■ What the task asks
Print verbatim the opening line of the material and every subsequent line through the one containing "plt.rcParams['font.family'] = ['Liberation".

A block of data
########################################
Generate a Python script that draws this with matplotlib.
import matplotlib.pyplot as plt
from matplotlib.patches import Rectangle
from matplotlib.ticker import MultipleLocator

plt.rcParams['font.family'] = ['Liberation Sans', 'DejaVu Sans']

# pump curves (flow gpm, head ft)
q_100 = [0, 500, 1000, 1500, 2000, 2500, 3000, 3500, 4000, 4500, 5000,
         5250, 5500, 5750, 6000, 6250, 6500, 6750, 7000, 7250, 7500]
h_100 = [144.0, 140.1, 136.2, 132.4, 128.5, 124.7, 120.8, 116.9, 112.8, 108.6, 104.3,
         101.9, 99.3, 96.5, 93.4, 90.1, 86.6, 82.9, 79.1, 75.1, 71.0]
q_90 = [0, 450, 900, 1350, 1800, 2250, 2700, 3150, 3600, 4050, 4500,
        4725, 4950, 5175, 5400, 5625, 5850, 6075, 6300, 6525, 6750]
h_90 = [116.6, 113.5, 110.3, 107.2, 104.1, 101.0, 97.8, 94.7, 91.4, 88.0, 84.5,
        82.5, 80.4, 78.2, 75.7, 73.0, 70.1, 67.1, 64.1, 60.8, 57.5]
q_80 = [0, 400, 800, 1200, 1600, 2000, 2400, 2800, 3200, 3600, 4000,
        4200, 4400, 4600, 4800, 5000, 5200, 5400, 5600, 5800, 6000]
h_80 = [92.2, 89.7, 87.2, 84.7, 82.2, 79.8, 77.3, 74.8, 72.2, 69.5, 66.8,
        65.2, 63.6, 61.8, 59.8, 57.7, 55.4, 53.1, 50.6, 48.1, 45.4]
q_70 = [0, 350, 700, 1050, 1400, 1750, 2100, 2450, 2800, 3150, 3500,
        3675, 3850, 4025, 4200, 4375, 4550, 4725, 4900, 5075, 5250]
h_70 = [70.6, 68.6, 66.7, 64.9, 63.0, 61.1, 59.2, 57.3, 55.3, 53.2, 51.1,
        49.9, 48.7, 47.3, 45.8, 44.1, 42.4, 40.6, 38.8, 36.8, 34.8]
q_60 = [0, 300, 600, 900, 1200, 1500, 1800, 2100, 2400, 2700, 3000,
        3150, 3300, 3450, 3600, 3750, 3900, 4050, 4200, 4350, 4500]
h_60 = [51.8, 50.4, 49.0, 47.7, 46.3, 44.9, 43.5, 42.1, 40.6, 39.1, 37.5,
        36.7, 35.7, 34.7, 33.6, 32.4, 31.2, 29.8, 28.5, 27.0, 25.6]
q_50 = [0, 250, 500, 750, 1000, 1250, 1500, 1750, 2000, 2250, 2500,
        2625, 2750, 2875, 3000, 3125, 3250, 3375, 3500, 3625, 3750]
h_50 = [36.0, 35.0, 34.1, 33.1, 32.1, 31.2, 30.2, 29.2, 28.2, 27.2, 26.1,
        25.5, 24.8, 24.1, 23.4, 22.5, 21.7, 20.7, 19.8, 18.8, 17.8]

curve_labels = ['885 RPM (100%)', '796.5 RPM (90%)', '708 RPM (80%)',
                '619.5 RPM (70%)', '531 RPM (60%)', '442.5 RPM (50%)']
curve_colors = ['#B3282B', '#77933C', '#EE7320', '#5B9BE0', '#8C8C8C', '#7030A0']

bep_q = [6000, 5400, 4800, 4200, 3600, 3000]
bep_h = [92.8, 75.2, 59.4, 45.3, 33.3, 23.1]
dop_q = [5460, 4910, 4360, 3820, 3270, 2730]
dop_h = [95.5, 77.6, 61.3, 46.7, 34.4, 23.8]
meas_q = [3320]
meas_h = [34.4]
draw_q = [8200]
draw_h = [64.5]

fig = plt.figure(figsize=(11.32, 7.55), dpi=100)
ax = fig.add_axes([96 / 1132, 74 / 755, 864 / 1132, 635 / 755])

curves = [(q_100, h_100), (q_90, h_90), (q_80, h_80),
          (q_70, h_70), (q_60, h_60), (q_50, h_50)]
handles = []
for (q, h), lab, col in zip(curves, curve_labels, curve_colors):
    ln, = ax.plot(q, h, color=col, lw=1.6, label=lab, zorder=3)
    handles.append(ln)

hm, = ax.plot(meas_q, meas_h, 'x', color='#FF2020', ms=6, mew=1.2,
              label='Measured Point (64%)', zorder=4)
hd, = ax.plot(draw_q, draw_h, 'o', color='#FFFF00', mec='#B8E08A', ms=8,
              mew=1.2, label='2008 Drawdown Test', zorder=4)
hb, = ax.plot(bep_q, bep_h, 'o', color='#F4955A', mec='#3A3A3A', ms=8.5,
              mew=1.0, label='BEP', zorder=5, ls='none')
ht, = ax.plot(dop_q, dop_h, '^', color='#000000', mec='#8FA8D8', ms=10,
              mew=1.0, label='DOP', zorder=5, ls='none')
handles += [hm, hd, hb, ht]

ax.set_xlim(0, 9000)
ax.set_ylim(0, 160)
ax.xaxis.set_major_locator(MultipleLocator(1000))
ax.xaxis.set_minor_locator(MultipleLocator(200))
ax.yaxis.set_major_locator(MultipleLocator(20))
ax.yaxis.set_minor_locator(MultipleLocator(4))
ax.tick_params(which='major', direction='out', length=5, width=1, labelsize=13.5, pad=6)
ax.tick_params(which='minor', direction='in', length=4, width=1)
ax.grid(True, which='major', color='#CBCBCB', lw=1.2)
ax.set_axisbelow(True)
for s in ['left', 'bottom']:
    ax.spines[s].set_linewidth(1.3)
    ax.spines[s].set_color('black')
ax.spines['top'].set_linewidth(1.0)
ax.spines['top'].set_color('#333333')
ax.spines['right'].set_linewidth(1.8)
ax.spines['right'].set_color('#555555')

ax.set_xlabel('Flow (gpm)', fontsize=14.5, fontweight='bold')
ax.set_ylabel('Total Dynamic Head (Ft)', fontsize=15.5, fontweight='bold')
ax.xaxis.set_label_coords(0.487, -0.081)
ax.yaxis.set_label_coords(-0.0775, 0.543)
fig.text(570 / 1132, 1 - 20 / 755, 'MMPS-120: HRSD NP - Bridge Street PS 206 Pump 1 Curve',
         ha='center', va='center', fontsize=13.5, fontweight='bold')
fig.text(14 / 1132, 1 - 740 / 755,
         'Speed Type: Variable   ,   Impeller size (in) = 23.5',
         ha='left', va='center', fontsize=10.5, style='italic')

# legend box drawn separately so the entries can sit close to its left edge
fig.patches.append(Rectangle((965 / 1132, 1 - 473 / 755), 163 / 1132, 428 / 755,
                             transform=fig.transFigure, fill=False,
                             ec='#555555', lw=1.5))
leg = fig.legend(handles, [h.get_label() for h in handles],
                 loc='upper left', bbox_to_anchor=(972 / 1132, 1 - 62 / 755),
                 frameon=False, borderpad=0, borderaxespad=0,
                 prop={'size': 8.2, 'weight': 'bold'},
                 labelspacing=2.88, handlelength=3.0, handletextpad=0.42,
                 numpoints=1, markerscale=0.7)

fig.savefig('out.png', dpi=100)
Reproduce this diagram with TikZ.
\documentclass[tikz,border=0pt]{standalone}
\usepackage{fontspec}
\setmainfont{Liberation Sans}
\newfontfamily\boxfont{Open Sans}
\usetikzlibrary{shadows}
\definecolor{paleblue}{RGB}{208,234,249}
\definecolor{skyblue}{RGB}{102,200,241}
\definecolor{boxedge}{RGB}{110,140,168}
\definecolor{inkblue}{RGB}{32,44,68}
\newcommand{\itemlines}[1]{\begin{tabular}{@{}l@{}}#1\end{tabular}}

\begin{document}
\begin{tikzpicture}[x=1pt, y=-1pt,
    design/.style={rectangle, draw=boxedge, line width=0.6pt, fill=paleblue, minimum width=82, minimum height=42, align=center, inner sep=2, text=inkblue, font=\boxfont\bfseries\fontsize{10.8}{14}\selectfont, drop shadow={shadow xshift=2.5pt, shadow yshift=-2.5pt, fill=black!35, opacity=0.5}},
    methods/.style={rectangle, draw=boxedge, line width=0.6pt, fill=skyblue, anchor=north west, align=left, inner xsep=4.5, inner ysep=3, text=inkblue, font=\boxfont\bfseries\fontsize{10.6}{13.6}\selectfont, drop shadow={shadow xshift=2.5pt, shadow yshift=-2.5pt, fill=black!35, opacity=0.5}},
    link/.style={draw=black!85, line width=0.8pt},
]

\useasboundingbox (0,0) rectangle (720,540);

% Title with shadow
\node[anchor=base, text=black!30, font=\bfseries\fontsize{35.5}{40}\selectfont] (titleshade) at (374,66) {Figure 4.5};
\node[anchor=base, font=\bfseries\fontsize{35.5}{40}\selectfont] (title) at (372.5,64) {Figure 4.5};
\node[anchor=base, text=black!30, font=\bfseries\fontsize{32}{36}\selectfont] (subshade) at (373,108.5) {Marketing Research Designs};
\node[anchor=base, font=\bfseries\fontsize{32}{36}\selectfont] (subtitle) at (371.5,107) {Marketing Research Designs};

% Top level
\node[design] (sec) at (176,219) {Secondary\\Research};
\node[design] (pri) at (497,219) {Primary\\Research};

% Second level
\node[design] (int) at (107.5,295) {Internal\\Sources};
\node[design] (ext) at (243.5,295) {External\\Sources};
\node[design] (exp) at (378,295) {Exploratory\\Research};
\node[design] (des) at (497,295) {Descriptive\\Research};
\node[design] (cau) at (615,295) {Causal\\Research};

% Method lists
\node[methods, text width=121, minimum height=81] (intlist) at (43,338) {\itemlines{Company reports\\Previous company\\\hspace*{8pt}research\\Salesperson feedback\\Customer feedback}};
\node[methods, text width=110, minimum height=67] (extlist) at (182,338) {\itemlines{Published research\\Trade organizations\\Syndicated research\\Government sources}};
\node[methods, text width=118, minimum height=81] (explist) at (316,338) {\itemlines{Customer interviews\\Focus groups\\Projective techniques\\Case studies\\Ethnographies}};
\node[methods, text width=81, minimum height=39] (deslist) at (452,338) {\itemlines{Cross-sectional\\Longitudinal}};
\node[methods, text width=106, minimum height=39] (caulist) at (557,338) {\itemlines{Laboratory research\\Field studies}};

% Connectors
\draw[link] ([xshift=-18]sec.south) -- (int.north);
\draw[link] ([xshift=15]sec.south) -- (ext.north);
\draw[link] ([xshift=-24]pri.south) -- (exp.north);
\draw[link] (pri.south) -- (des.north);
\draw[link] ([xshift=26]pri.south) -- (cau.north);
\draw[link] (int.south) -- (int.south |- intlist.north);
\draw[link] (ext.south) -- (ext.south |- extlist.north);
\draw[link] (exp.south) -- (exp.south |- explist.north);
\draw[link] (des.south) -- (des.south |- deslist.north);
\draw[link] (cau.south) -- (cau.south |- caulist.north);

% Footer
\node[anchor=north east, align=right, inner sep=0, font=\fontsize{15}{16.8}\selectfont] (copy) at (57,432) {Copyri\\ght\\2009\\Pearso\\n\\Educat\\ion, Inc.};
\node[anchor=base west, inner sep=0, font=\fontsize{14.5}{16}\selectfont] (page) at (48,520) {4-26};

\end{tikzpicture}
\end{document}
########################################
■ Answer to the task
Generate a Python script that draws this with matplotlib.
import matplotlib.pyplot as plt
from matplotlib.patches import Rectangle
from matplotlib.ticker import MultipleLocator

plt.rcParams['font.family'] = ['Liberation Sans', 'DejaVu Sans']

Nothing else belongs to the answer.